It is Written

“It is written: ‘He will command his angels concerning you, and they will lift you up in their hands, so that you will not strike your foot against a stone.’” (Voice of the accuser to Jesus, citing Psalm 91)

Matthew 4:1-11

February 25, 2023, Words By: Scott Dewey, Image By: amitthakkar46

Made Flesh

Scott Dewey is a spiritual director in Denver and Romania. His Lenten reflection is prompted by a recent visit with a longtime friend who has undergone extreme abuse and trauma throughout her life, compounded by the religious trauma of scripture misuse.


Before dawn, laptop in lap, I write. Comfy, sipping. I look out on a tree.

My computer glows pixels and fonts, syntax and sentences. I make meaning. I read: Jesus is hungry. The time is long. The time is now. The desert emptiness expands to horizon and sky; then collapses inward to belly and soul.
 
Jesus hears. The way of hearing, maybe, when someone nearby opens their mouth to speak aloud? That is, when sonic waves cross a divide, vibrate membranes in the ear, and strike a nerve?
 
Or possibly Jesus hears by another more direct way, as when prompted within the hearer’s brain itself? The way of imagination, of evocative memory, of visional dreams. That is, the way I see and hear every morning from this chair, wandering alone in contemplation among the tender and terrible. I don’t know exactly how Jesus hears in this story, but I can imagine. What he hears greatly tests his soul. 
 
I imagine: An old man writes. Dipping a feather, he scrawls ink onto woven grass. From the depths of his own memories as a young man, and from shared memories of his longtime friends, the rememberings mingle and tangle. So the old man untangles, sorts, selects, and weaves narrative strands. Hmm, dabbing quill, now the one about the baptism, with the voice of belovedness. Next? The one in the desert, with an accuser wielding sacred words. Stones, bread, angels, temple—what details, and why? It matters so very much, he thinks, how it is told! Scripting scripture, his heart stirs.
 
I remember: A young woman speaks, as I listen. Her eyes glow molten red; her voice hisses like escaping steam. She speaks in first person from her genitalia. I’m mentally decoding her syntax in real time. She is self-naming, deploying a vulgar English epithet for a single part of her body, mangling two languages as she speaks, pushing the vulgarity like toxin from a syringe into her entire self.
 
I’m writing now, tapping keys, so I’m selecting what to say. I know that I cannot write the specific word she has spoken a hundred times in ten minutes—in a public Street Psalms scripture reflection going out over email. But her word has power. It is exactly the right word in its wrongness.
 
Her word is on the street. Her word is her, under a bridge, awakened, forced open. Her word is her terror. Her word is her power. Her word beckons. Her word consummates transactions, so she can eat. Her word bleeds.
 
Her word pushed two sons into the world. She speaks adoration. Her babies were taken, for which she spits hatred. She speaks longing and love.
 
“God hates,” men told her. Many men in fact, many times. Because they were religious, she believed them, because she wished to believe in God. The men held the sacred writings, copied from goat skins to gilded pages to church multimedia screens.
 
“God will take care of you. His angels will protect you. He will direct your paths.” She wanted to believe this also, so she did. She felt led by the Spirit to another city to escape horrors, only to find new. In this wilderness, beasts devoured her.
 
“God hates me,” she blurts. “God hates .”
 
I want to speak. I want to say, “God loves you—all of you.” I want to say, “I love you.” In fact I have loved her since she was a child. I want her, this young woman who now looks decades older, to hear and remember: “You are God’s child, the beloved.” I want her in mercy to forget: When she was a most vulnerable child, with sacred words of divine love and hatred and protection in her ears, she was spared nothing.
 
I wonder: Is the time wrong, for words in their rightness?

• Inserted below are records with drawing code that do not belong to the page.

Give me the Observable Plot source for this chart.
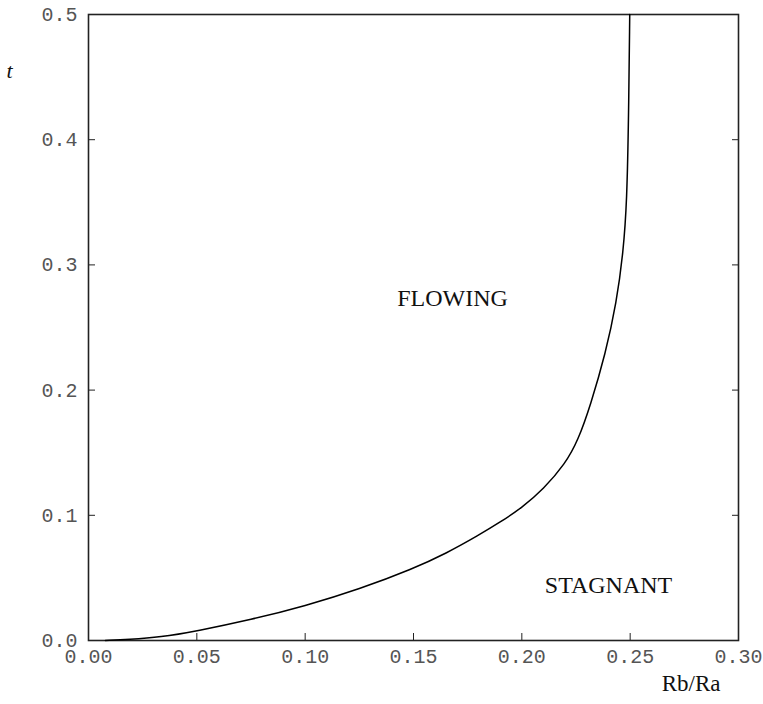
<!DOCTYPE html>
<html><head><meta charset="utf-8">
<script src="https://cdn.jsdelivr.net/npm/d3@7"></script>
<script src="https://cdn.jsdelivr.net/npm/@observablehq/plot@0.6"></script>
<style>body{margin:0;background:#fff}</style>
</head><body><div id="chart"></div>
<script>
// Boundary curve: Rb/Ra (x) vs t (y)
const ratio = [0.0078, 0.0185, 0.0332, 0.05, 0.075, 0.10, 0.125, 0.15, 0.165, 0.18, 0.19, 0.20, 0.21, 0.22, 0.226, 0.2317, 0.2386, 0.2437, 0.2468, 0.2485, 0.2493, 0.2498];
const tval  = [0.000, 0.0008, 0.0026, 0.0076, 0.0166, 0.0276, 0.0410, 0.0575, 0.0695, 0.0840, 0.0945, 0.1060, 0.1210, 0.1410, 0.1600, 0.1880, 0.2290, 0.2700, 0.3100, 0.3500, 0.4200, 0.5];

const xTicks = [0, 0.05, 0.10, 0.15, 0.20, 0.25, 0.30];
const yTicks = [0, 0.1, 0.2, 0.3, 0.4, 0.5];

const regionNames = ["FLOWING", "STAGNANT"];
const regionX = [0.168, 0.240];
const regionY = [0.273, 0.044];

const curve = ratio.map((r, i) => ({r, t: tval[i]}));
const regions = regionNames.map((name, i) => ({name, x: regionX[i], y: regionY[i]}));

const chart = Plot.plot({
  width: 763, height: 704,
  marginLeft: 88, marginRight: 25, marginTop: 14, marginBottom: 64,
  style: {fontFamily: "Liberation Mono", fontSize: "20px", background: "#fff", color: "#555"},
  x: {domain: [0, 0.3]},
  y: {domain: [0, 0.5]},
  marks: [
    Plot.axisX(xTicks, {anchor: "bottom", tickSize: -7, tickFormat: () => "", label: null, stroke: "#222"}),
    Plot.axisY(yTicks, {anchor: "left", tickSize: -7, tickFormat: () => "", label: null, stroke: "#222"}),
    Plot.axisY(yTicks, {anchor: "right", tickSize: -7, tickFormat: () => "", label: null, stroke: "#222"}),
    Plot.axisX(xTicks, {anchor: "bottom", tickSize: 0, tickPadding: 8, tickFormat: d3.format(".2f"), label: null, fill: "#555"}),
    Plot.axisY(yTicks, {anchor: "left", tickSize: 0, tickPadding: 11, tickFormat: d3.format(".1f"), label: null, fill: "#555"}),
    Plot.frame({stroke: "#222", strokeWidth: 1.6}),
    Plot.line(curve, {x: "r", y: "t", curve: "basis", stroke: "#000", strokeWidth: 1.5}),
    Plot.text(regions, {x: "x", y: "y", text: "name", fontFamily: "Liberation Serif", fontSize: 24, fill: "#111"}),
    Plot.text(["t"], {frameAnchor: "top-left", dx: -82, dy: 48, fontFamily: "Liberation Serif", fontStyle: "italic", fontSize: 22, fill: "#111"}),
    Plot.text(["Rb/Ra"], {frameAnchor: "bottom-right", dx: -18, dy: 50, fontFamily: "Liberation Serif", fontSize: 23, fill: "#111"})
  ]
});
document.getElementById("chart").appendChild(chart);
</script>
</body></html>
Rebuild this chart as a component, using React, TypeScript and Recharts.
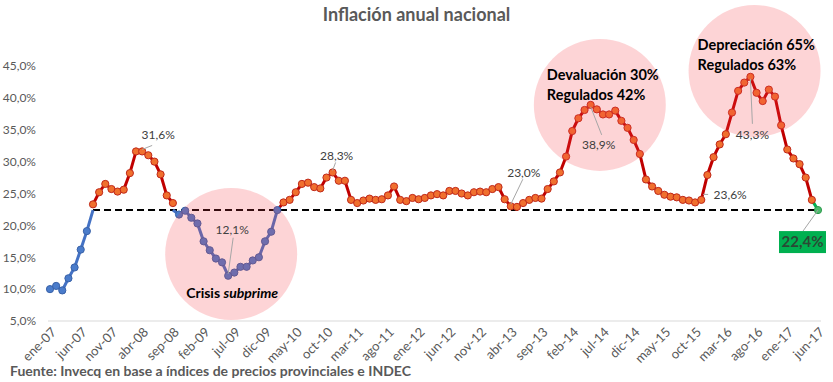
import { LineChart, Line, XAxis, YAxis, ReferenceDot, LabelList } from "recharts";

const meses = ["ene", "feb", "mar", "abr", "may", "jun", "jul", "ago", "sep", "oct", "nov", "dic"];
const anios = ["07", "08", "09", "10", "11", "12", "13", "14", "15", "16", "17"];
const fechas = anios.flatMap((a) => meses.map((m) => `${m}-${a}`)).slice(0, 126);

// inflación anual (%), ene-07 a jun-17
const inflacion = [
  10.0, 10.5, 9.8, 11.7, 13.4, 16.2, 19.1, 23.3, 25.2, 26.5, 25.7, 25.3,
  25.6, 28.2, 31.6, 31.6, 31.0, 30.0, 28.0, 24.7, 23.5, 21.7, 22.3, 21.2,
  20.3, 17.5, 16.1, 14.8, 14.2, 12.1, 12.6, 13.5, 13.5, 14.5, 15.0, 17.5,
  19.0, 22.4, 23.6, 24.0, 25.2, 26.5, 26.7, 26.0, 25.8, 27.5, 28.3, 27.0,
  27.0, 24.0, 23.5, 23.9, 24.2, 24.0, 24.1, 24.7, 26.1, 24.0, 23.8, 24.3,
  24.1, 24.3, 24.7, 24.9, 24.7, 25.4, 25.4, 25.0, 24.7, 25.2, 25.3, 25.2,
  25.7, 26.0, 24.1, 23.0, 22.9, 23.5, 24.0, 24.3, 24.2, 25.7, 26.9, 28.3,
  30.8, 34.8, 36.8, 38.1, 38.9, 38.2, 37.4, 37.4, 38.0, 36.4, 35.3, 33.4,
  31.2, 27.2, 26.1, 25.4, 24.8, 24.5, 24.4, 24.0, 23.9, 23.6, 24.0, 27.9,
  30.7, 32.7, 34.3, 37.7, 41.1, 42.4, 43.3, 40.8, 39.5, 41.3, 40.2, 35.7,
  31.9, 30.5, 29.6, 27.5, 24.0, 22.4,
];

const UMBRAL = 22.4;
const yTicks = [5, 10, 15, 20, 25, 30, 35, 40, 45];

// puntos con etiqueta de dato
const etiquetasIdx = [15, 29, 46, 75, 88, 105, 114];

// círculos de anotación
const anotacionFechas = ["jun-09", "jun-14", "ago-16"];
const anotacionNiveles = [15.5, 38.9, 44.2];

const FONT = "Lato, 'Open Sans', sans-serif";
const ultimo = inflacion.length - 1;
const primerCruce = inflacion.findIndex((v) => v > UMBRAL);

const data = fechas.map((fecha, i) => {
  const v = inflacion[i];
  const prev = inflacion[i - 1];
  const next = inflacion[i + 1];
  const vecinoBajo = (prev !== undefined && prev < UMBRAL) || (next !== undefined && next < UMBRAL);
  let azul: number | null = null;
  if (i < ultimo) azul = v <= UMBRAL ? v : vecinoBajo ? UMBRAL : null;
  return {
    fecha,
    valor: v,
    azul,
    rojo: i < ultimo && v >= UMBRAL ? v : null,
    verde: i >= ultimo - 1 ? v : null,
    umbral: i >= primerCruce ? UMBRAL : null,
  };
});

const fmt = (v: number) => `${v.toFixed(1).replace(".", ",")}%`;

function puntoAzul(props: any) {
  const { cx, cy, index } = props;
  if (cy == null || inflacion[index] > UMBRAL || index === ultimo) return <g key={`a${index}`} />;
  return <circle key={`a${index}`} cx={cx} cy={cy} r={3.6} fill="#4A7CCB" stroke="#3A62A8" strokeWidth={1} />;
}

function puntoRojo(props: any) {
  const { cx, cy, index } = props;
  if (cy == null || inflacion[index] <= UMBRAL) return <g key={`r${index}`} />;
  return <circle key={`r${index}`} cx={cx} cy={cy} r={3.6} fill="#F0702E" stroke="#C0281A" strokeWidth={1} />;
}

function puntoVerde(props: any) {
  const { cx, cy, index } = props;
  if (cy == null || index !== ultimo) return <g key={`v${index}`} />;
  return <circle key={`v${index}`} cx={cx} cy={cy} r={3.6} fill="#4CBB6C" stroke="#2E9A4E" strokeWidth={1} />;
}

// desplazamientos de etiquetas: [fin de guía dx, dy, texto dx, dy]
const desplaz: Record<number, number[]> = {
  15: [10, -6, 16, -16],
  29: [5, -38, 4, -46],
  46: [3, -10, 4, -16],
  75: [12, -27, 13, -33],
  88: [11, 30, 8, 40],
  105: [13, -8, 35, -7],
  114: [2, 47, 2, 58],
};

function renderEtiqueta(props: any) {
  const { x, y, index, value } = props;
  if (index === ultimo) {
    return (
      <g key="ult">
        <line x1={x} y1={y} x2={x - 15} y2={y + 21} stroke="#A6A6A6" strokeWidth={1} />
        <rect x={x - 39} y={y + 21} width={47} height={22} fill="#00B050" />
        <text x={x - 15.5} y={y + 37} textAnchor="middle" fontFamily={FONT} fontWeight={700} fontSize={15} fill="#2A4A35">
          {fmt(value)}
        </text>
      </g>
    );
  }
  const d = etiquetasIdx.includes(index) ? desplaz[index] : null;
  if (!d) return <g key={`e${index}`} />;
  const [lx, ly, tx, ty] = d;
  const sx = index === 105 ? 8 : 0;
  return (
    <g key={`e${index}`}>
      <line x1={x + sx} y1={y + (index === 105 ? -8 : Math.sign(ly) * 2)} x2={x + lx} y2={y + ly} stroke="#A6A6A6" strokeWidth={1} />
      <text x={x + tx} y={y + ty + 4} textAnchor="middle" fontFamily={FONT} fontSize={12} fill="#404040">
        {fmt(value)}
      </text>
    </g>
  );
}

function renderTickFecha(props: any) {
  const { x, y, payload } = props;
  return (
    <g transform={`translate(${Number(x) + 7},${Number(y) + 4}) rotate(-45)`}>
      <text x={0} y={0} textAnchor="end" fontFamily={FONT} fontSize={13} fill="#595959">
        {payload.value}
      </text>
    </g>
  );
}

const textosAnotacion = [
  (cx: number, cy: number) => (
    <text x={cx + 1} y={cy + 44} textAnchor="middle" fontFamily={FONT} fontWeight={700} fontSize={14} fill="#000">
      Crisis <tspan fontStyle="italic">subprime</tspan>
    </text>
  ),
  (cx: number, cy: number) => (
    <text x={cx - 53} fontFamily={FONT} fontWeight={700} fontSize={14.5} fill="#000">
      <tspan x={cx - 53} y={cy - 25}>Devaluación 30%</tspan>
      <tspan x={cx - 53} y={cy - 5}>Regulados 42%</tspan>
    </text>
  ),
  (cx: number, cy: number) => (
    <text x={cx - 57} fontFamily={FONT} fontWeight={700} fontSize={14.5} fill="#000">
      <tspan x={cx - 57} y={cy - 21}>Depreciación 65%</tspan>
      <tspan x={cx - 57} y={cy - 1}>Regulados 63%</tspan>
    </text>
  ),
];

const circuloShape = (k: number, dx: number) => (props: any) => {
  const cx = props.cx + dx;
  const cy = props.cy;
  return (
    <g>
      <circle cx={cx} cy={cy} r={66} fill="#F83C46" fillOpacity={0.22} />
      {textosAnotacion[k](cx, cy)}
    </g>
  );
};

const circDx = [3, 3, -2];

export default function App() {
  return (
    <div style={{ position: "absolute", left: 0, top: 0, width: 833, height: 382, background: "#fff" }}>
      <div
        style={{
          position: "absolute",
          top: 3,
          left: 0,
          width: 833,
          textAlign: "center",
          fontFamily: FONT,
          fontWeight: 700,
          fontSize: 18,
          color: "#595959",
        }}
      >
        Inflación anual nacional
      </div>
      <LineChart width={833} height={382} data={data} margin={{ top: 66, right: 12, left: 0, bottom: 0 }}>
        <XAxis
          dataKey="fecha"
          interval={4}
          height={61}
          tickLine={false}
          axisLine={{ stroke: "#D9D9D9" }}
          tick={renderTickFecha}
          padding={{ left: 2, right: 3 }}
        />
        <YAxis
          domain={[5, 45]}
          ticks={yTicks}
          tickFormatter={fmt}
          axisLine={false}
          tickLine={false}
          width={48}
          tickMargin={6}
          tick={{ fill: "#595959", fontSize: 12, fontFamily: FONT }}
        />
        <Line
          dataKey="umbral"
          stroke="#000"
          strokeWidth={2}
          strokeDasharray="7 4"
          dot={false}
          activeDot={false}
          isAnimationActive={false}
        />
        <Line dataKey="azul" stroke="#4472C4" strokeWidth={3} dot={puntoAzul} activeDot={false} isAnimationActive={false} />
        <Line dataKey="rojo" stroke="#C00000" strokeWidth={3} dot={puntoRojo} activeDot={false} isAnimationActive={false} />
        <Line dataKey="verde" stroke="#00B050" strokeWidth={3} dot={puntoVerde} activeDot={false} isAnimationActive={false} />
        <Line dataKey="valor" stroke="none" dot={false} activeDot={false} isAnimationActive={false}>
          <LabelList dataKey="valor" content={renderEtiqueta} />
        </Line>
        {anotacionFechas.map((f, k) => (
          <ReferenceDot
            key={f}
            x={f}
            y={anotacionNiveles[k]}
            r={66}
            ifOverflow="visible"
            shape={circuloShape(k, circDx[k])}
          />
        ))}
      </LineChart>
      <div
        style={{
          position: "absolute",
          top: 362,
          left: 10,
          fontFamily: FONT,
          fontWeight: 700,
          fontSize: 14,
          color: "#595959",
          whiteSpace: "nowrap",
        }}
      >
        Fuente: Invecq en base a índices de precios provinciales e INDEC
      </div>
    </div>
  );
}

Wise women are with me, which is a mercy as our friend’s terrible stories tumble forth. Our time together is long, so the wise ones are unhurried. The time is now. The woman’s word is now present among a presence that welcomes everything and forces nothing at all. In time, as the day draws on, there are love-breathed words. I won’t write them here. Like the inspired old man with the quill, I can choose what to omit.
 
I heard our young friend sing once. Tomorrow, I will hear her sing again. I mean not someday, but literally the calendar day after this conversation, in dawn’s lightness. Not just within my imaginal brain, but she will actually sing from her diaphragm through her vocal cords through the air between us to the tissues of my eardrums. Pushing healing into the whole of me and us. And I imagine, into the world.


Dwelling Among Us

Discern in wisdom: What makes words in-spired? That is, “breathed” in Spirit and Love? What makes them life-sucking and soul-destroying? Are divinely-breathed words something that happened a long time ago, fixed in ink? Or something that continually happens with words—others’ words, yours?

Act in love: Listen. Refrain from speaking. Speak. Risk wrongness. Stumble into rightness. Share in the mercy.